Ülke çapında huzursuzluğun gün geçtikçe artması üzerine New York’ta İran ve Irak Dışişleri bakanlarının gerçekleştirdiği toplantıda alınan karar uyarınca 24 Eylül 1978’de Humeynî’nin Necef’teki evi askerler tarafından kuşatıldı; kendisine Irak’taki ikametinin ancak politik faaliyette son vermesi halinde devam edebileceği bildirildi. Humeynî 3 Ekim’de Irak’ı terk ederek Kuveyt’e geçti; bu ülkeye girmesine izin verilmeyince Cezayir, Lübnan ve Suriye ihtimallerini değerlendirdi; nihayet oğlu Seyid Ahmed Humeynî’nin tavsiyesiyle Paris’e gitti. Gayr-i Müslim bir ülkede yaşamak istemeyen Humeynî, yayımladığı bir mesajda kendisine ifade özgürlüğü tanıyacak bir Müslüman ülkeye gitmek istediğini beyan etti. Herhangi bir İslâm ülkesinden bu yönde davet gelmeyince Paris’te kaldı. Humeynî’nin Necef’ten zorla çıkarılması İran’da büyük tepkiye sebep oldu. Aslında O’nun için hareketini bütün dünyaya duyurabilmesi ve İran’la daha rahat ilişki kurabilmesi bakımından Paris daha elverişliydi. Humeynî de bu imkânı çok iyi değerlendirdi.
Muharrem ayına bir hafta kala 23 Kasım 1978’de Humeynî bu ayı İran’da İslâm askerlerinin zafer ayı ilân eden bir bildiri yayımladı. Muharrem’de gösteriler ülke çapında tekrar patlak verdi.

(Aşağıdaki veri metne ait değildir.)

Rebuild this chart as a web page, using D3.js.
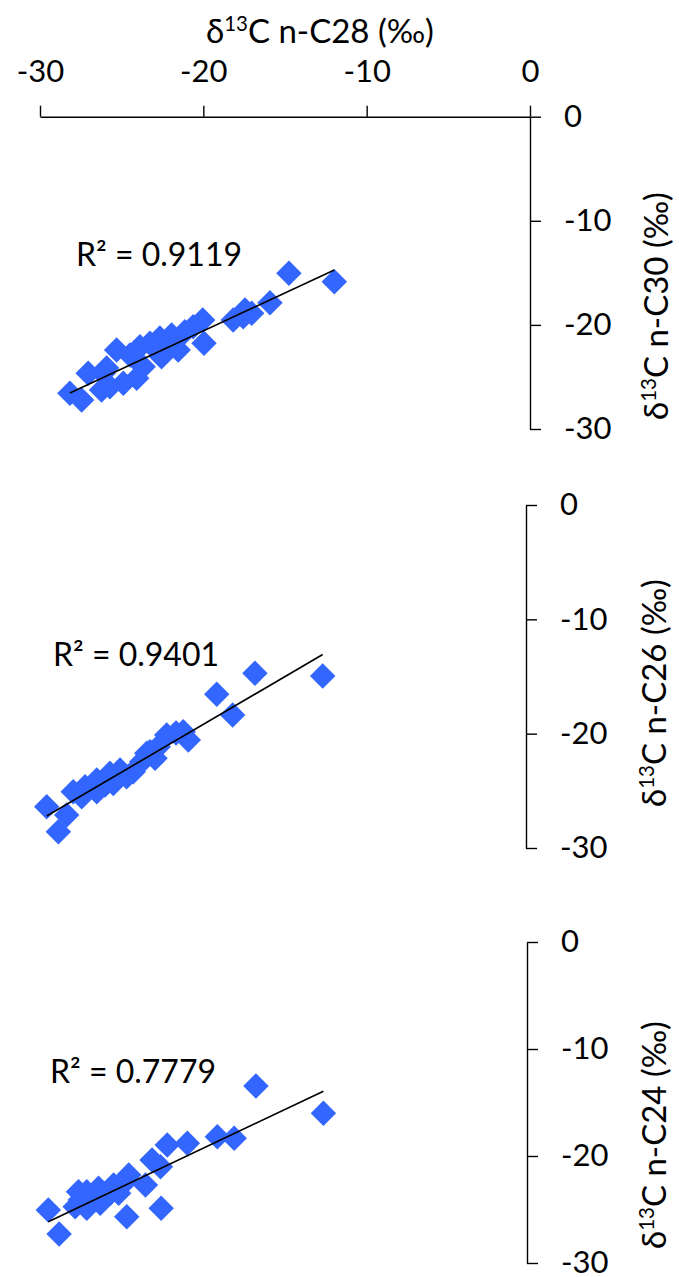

Binlerce insan ölüme hazır olduğunu göstermek için kefenlere büründü. Sokağa çıkma yasağına uymayanlar öldürüldü. 9 Muharrem’de (9 Aralık 1978) Tahran’da monarşinin yıkılmasını isteyen 1 milyon insan yürüyüş yaptı. 10 Muharrem’de 2 milyon insan, en önemli maddesi Humeynî liderliğinde bir İslâm devletinin kurulması olan on yedi maddelik bir bildiri lehinde gösteride bulundu. 18 Muharrem’de gerçekleştirilen ülke çapındaki grevle devrim hareketi ekonomik bir boyut da kazanmış bu sırada askerî disiplin de çökmeye başlamıştı.
İran İslâm devrimi gerçekleştirildikten sonra İran devletinin adı ‘İran İslâm Cumhuriyeti’ şeklinde değiştirildi. Böylece Humeynî, altmış milyon İran halkını ardından sürükleyerek 20. Asrın sonlarında dünyada önemli bir İslâmi hareket gerçekleştirmiş oldu. Bu hareket yalnızca şah rejimine karşı değil, aynı zamanda onu destekleyen diğer iç ve dış güçlere de karşıydı. Bu hareket aynı zamanda silahsız, kansız, sivil ve siyasî bir hareket idi.